» **MATERIAL PROVIDED**
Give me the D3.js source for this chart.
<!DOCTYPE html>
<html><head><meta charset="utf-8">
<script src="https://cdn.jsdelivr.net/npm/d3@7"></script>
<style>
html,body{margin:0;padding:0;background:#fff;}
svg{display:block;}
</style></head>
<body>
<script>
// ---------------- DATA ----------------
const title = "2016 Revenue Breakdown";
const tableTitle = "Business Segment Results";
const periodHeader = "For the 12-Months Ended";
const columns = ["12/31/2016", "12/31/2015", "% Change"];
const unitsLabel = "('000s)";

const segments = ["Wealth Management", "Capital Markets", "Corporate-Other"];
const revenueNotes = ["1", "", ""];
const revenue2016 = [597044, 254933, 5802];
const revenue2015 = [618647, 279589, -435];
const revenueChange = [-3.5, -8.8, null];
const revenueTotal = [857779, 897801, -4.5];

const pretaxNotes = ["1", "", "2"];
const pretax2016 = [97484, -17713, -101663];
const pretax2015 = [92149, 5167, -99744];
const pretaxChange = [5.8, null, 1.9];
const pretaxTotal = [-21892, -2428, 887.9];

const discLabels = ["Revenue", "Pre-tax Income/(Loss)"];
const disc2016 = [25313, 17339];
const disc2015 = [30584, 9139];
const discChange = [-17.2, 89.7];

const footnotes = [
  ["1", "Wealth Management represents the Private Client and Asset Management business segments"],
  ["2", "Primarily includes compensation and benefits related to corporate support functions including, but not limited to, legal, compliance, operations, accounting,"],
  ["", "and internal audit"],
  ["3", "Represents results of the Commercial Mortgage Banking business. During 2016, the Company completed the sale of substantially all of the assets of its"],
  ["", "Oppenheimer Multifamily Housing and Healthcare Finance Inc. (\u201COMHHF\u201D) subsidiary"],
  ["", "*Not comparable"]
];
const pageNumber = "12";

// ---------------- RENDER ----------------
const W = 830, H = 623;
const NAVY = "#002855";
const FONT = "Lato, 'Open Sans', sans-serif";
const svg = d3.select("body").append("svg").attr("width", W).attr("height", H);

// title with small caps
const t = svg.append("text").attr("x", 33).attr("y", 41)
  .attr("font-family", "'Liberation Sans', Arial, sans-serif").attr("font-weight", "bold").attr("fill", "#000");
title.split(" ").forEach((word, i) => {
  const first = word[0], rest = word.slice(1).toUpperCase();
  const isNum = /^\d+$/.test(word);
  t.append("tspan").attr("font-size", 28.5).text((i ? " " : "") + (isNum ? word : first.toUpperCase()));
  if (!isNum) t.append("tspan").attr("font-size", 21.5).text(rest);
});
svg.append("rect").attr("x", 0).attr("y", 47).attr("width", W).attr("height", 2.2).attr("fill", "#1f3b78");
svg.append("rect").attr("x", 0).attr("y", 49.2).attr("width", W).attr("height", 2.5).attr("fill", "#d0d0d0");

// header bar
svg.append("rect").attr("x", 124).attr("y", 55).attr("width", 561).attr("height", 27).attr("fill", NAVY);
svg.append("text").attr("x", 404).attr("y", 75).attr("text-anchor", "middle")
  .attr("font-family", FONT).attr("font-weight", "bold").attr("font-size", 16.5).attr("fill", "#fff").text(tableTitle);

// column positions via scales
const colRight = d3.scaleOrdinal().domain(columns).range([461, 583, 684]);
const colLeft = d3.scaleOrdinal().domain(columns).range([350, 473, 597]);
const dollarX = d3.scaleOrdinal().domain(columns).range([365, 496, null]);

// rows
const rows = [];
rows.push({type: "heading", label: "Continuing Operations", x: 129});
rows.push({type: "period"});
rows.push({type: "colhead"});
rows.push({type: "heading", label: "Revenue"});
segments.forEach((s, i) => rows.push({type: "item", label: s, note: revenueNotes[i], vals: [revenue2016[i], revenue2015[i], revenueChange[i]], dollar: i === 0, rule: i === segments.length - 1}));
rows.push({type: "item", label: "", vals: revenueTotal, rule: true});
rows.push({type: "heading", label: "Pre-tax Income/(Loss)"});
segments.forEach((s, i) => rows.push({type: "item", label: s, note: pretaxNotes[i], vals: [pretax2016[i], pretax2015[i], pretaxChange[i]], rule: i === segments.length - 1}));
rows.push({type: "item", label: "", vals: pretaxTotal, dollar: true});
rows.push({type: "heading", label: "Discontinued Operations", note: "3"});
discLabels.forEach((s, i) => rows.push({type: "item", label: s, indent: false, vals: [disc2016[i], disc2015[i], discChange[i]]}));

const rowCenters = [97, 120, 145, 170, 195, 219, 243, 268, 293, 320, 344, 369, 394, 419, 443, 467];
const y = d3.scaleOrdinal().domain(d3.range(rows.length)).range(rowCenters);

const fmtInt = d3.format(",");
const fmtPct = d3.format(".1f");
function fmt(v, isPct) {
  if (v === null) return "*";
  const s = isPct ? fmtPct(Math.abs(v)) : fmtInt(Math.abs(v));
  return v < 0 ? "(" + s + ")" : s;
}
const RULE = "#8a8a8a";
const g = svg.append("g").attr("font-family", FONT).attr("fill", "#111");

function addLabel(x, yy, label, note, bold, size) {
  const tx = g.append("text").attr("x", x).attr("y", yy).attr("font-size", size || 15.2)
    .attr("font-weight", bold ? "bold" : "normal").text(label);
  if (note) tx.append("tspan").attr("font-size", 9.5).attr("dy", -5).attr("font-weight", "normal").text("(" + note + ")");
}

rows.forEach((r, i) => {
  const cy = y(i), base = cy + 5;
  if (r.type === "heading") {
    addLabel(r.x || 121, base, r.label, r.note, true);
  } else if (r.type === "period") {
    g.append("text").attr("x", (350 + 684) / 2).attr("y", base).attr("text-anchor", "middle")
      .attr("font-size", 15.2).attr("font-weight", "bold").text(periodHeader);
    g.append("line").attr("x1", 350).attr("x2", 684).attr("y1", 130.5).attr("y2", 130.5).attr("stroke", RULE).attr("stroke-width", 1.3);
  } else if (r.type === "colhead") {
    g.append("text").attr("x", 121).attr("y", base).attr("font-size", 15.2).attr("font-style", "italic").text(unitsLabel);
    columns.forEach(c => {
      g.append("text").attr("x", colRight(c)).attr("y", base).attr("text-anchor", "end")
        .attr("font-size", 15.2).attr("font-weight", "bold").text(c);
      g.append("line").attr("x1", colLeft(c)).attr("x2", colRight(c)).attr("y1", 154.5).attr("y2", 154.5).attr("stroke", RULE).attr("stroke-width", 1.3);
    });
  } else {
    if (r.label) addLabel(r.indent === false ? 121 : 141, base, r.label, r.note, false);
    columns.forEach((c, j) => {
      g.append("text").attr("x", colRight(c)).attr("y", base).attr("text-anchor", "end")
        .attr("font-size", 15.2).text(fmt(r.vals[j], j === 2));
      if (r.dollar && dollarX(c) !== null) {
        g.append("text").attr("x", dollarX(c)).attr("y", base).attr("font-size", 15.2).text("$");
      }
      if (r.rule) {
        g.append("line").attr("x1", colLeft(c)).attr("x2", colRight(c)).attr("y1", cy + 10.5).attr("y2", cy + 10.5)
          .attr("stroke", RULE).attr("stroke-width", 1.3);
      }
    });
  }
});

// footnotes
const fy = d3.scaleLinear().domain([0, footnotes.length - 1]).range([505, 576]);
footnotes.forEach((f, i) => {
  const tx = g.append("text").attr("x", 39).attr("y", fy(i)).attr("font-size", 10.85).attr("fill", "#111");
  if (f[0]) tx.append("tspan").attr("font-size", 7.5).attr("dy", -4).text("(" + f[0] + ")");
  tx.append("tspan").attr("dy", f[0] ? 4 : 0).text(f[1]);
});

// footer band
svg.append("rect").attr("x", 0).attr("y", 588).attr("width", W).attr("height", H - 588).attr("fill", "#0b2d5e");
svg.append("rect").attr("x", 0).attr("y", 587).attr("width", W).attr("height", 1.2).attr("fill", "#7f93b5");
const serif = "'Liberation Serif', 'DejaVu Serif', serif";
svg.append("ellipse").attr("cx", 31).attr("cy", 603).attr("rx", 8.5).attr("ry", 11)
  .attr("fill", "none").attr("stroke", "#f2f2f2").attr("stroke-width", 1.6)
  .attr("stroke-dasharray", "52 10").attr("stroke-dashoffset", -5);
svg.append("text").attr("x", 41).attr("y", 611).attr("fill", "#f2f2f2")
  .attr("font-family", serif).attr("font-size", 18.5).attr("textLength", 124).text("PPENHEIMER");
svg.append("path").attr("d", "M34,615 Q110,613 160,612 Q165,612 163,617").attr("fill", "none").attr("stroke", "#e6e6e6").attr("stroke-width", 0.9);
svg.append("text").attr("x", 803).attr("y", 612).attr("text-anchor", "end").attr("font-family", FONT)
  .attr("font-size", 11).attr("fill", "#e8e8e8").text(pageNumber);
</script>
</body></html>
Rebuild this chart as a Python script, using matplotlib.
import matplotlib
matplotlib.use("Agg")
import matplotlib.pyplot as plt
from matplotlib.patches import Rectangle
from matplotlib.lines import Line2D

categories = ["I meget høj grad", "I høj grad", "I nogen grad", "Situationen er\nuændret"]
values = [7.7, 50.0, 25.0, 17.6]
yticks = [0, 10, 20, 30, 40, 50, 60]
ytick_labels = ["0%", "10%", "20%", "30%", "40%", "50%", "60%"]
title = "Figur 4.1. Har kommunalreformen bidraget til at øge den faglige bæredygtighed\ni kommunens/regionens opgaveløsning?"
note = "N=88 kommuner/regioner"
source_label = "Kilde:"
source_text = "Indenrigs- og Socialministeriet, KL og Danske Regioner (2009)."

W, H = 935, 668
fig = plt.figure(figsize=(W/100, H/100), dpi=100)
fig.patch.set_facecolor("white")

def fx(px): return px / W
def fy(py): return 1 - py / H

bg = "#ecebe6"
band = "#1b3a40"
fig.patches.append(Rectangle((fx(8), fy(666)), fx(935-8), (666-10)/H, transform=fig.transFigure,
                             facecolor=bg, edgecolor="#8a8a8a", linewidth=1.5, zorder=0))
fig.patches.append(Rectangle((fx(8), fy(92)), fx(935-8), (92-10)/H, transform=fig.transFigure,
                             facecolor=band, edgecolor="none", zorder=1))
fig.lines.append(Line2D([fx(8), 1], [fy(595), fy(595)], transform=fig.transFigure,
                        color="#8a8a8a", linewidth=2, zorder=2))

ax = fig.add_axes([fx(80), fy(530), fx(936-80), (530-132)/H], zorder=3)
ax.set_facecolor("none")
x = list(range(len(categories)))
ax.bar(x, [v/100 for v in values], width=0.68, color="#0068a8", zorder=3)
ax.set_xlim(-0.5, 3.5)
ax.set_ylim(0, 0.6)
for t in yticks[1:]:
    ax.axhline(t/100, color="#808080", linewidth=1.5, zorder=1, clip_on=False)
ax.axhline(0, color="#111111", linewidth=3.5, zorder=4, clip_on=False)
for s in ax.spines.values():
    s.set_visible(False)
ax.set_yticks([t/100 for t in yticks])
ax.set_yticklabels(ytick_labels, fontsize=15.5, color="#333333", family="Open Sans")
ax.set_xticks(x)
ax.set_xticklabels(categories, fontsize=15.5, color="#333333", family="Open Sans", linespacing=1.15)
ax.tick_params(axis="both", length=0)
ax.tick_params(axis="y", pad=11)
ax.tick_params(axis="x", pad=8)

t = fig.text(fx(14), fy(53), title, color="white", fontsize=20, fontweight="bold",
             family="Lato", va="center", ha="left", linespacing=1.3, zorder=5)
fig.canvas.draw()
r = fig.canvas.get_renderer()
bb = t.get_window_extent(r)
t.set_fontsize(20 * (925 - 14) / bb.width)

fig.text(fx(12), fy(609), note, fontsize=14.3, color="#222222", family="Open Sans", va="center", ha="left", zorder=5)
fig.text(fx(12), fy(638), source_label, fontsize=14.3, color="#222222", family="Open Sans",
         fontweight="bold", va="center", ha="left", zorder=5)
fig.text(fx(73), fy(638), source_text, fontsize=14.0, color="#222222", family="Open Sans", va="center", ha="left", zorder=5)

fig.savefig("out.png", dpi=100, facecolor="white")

» **INSTRUCTION**
Write out exactly the lines from the one with "Rebuild this chart" through the one with "from matplotlib.lines import Line2D", including both, and no others.

» **OUTPUT OF THE TASK**
Rebuild this chart as a Python script, using matplotlib.
import matplotlib
matplotlib.use("Agg")
import matplotlib.pyplot as plt
from matplotlib.patches import Rectangle
from matplotlib.lines import Line2D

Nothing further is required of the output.